### [Work to complete]
Pictures excluded, return the lines below from the first through the line holding "import numpy as np".

-- start --

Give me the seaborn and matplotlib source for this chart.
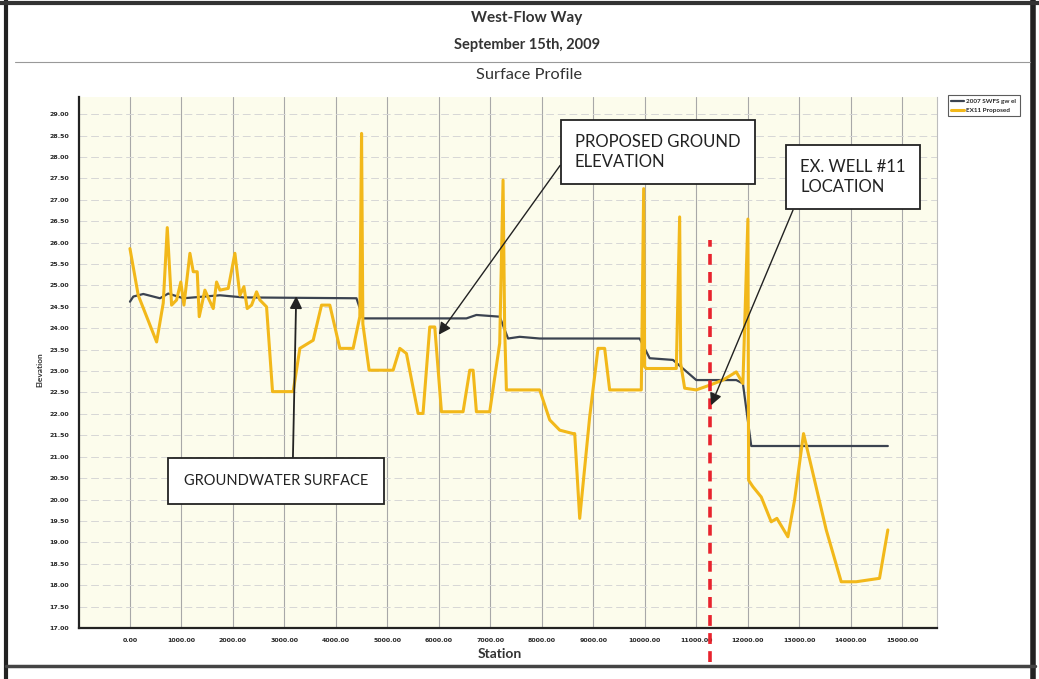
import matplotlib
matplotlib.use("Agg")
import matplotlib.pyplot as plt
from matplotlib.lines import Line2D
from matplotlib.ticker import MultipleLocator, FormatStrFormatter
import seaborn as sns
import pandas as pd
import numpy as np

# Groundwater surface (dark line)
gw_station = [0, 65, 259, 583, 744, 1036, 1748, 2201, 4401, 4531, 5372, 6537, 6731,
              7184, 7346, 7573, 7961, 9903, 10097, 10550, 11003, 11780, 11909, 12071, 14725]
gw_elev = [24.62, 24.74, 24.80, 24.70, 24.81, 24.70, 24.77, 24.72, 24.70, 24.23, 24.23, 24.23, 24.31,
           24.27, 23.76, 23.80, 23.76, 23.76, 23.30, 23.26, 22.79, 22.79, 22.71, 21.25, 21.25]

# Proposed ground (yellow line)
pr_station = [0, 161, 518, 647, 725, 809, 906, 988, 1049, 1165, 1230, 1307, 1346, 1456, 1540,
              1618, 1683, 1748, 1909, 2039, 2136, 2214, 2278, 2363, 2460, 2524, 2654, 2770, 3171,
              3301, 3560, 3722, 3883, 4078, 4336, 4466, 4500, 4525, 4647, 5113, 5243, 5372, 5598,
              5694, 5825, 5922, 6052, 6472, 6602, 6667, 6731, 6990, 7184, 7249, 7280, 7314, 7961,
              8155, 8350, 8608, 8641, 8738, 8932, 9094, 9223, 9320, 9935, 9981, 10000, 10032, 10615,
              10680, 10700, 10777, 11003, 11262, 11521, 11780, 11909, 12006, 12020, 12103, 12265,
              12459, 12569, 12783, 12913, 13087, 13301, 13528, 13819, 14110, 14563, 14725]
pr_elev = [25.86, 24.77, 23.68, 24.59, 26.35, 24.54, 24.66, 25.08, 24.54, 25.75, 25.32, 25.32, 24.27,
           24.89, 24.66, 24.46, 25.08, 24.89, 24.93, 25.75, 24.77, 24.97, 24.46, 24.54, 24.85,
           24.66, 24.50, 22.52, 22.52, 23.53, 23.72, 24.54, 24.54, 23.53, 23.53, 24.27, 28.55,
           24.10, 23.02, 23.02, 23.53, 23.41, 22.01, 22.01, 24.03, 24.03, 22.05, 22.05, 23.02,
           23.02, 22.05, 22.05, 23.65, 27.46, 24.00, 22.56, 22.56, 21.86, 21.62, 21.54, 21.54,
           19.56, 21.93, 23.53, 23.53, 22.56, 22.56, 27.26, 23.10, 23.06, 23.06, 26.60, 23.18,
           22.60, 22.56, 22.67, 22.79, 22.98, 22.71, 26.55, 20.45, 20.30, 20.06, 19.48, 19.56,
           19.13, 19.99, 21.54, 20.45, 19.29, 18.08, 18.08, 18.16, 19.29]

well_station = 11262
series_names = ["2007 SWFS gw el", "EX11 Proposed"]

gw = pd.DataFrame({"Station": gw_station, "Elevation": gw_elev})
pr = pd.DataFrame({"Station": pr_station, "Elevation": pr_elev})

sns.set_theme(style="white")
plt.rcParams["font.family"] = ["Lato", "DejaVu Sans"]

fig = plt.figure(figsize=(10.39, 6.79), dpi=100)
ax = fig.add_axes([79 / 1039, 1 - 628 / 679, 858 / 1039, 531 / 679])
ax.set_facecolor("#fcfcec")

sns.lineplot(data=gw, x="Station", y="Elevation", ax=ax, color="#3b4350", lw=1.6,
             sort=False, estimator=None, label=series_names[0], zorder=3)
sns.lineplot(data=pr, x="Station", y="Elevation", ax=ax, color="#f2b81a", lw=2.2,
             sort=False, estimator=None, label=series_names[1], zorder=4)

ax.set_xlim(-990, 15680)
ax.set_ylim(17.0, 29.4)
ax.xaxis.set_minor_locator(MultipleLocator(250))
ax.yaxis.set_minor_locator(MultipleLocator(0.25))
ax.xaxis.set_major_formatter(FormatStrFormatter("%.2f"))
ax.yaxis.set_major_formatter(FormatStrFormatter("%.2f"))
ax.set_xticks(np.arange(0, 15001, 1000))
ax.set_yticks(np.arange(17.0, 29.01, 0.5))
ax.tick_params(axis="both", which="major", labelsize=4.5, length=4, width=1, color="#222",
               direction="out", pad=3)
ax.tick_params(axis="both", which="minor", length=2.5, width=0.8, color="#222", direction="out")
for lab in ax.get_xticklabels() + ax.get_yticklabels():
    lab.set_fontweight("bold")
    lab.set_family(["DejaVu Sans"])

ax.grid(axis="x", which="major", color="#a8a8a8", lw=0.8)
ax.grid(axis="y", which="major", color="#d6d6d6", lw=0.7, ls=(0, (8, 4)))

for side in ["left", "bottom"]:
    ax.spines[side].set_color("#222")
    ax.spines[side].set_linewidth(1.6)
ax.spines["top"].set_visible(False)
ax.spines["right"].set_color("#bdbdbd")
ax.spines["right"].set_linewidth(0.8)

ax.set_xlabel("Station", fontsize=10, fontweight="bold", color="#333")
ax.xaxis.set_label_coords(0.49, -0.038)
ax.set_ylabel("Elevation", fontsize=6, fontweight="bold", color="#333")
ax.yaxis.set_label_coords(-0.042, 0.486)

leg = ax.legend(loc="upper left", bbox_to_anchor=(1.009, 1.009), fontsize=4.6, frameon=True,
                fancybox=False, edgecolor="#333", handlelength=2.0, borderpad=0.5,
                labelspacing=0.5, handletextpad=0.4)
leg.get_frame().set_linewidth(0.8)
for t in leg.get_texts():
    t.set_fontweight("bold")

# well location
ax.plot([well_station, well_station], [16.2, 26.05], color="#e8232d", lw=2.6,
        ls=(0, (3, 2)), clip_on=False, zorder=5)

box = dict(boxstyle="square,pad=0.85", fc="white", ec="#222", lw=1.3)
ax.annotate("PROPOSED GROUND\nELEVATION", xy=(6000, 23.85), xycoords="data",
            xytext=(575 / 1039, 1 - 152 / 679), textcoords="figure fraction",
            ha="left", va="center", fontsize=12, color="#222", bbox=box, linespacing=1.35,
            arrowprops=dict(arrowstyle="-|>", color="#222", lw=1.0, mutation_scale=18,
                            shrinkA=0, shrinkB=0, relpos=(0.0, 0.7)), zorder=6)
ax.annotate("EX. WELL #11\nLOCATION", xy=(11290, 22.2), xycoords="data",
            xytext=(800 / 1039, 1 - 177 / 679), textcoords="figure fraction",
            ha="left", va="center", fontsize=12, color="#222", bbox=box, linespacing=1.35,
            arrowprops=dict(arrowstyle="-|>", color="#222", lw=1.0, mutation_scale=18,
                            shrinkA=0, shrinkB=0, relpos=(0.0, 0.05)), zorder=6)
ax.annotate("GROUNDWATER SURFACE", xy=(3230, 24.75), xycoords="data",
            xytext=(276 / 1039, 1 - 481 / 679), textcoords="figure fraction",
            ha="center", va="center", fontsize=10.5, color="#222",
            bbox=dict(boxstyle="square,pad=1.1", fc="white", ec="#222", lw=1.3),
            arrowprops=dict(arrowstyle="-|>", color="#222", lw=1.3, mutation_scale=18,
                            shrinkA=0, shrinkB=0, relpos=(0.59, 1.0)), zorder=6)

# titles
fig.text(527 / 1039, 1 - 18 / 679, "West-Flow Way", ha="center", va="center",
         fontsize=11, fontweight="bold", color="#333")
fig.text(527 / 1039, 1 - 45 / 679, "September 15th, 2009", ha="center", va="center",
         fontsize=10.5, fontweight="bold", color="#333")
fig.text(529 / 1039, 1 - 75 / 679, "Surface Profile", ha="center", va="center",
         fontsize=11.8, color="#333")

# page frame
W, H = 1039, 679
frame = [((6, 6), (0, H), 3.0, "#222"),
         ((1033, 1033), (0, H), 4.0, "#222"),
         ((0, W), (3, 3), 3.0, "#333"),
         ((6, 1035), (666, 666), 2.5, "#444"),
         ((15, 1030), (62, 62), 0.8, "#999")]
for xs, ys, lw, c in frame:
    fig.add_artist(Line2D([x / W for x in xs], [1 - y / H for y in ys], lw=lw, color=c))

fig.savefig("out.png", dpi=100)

-- end --

### [Task output]
Give me the seaborn and matplotlib source for this chart.
import matplotlib
matplotlib.use("Agg")
import matplotlib.pyplot as plt
from matplotlib.lines import Line2D
from matplotlib.ticker import MultipleLocator, FormatStrFormatter
import seaborn as sns
import pandas as pd
import numpy as np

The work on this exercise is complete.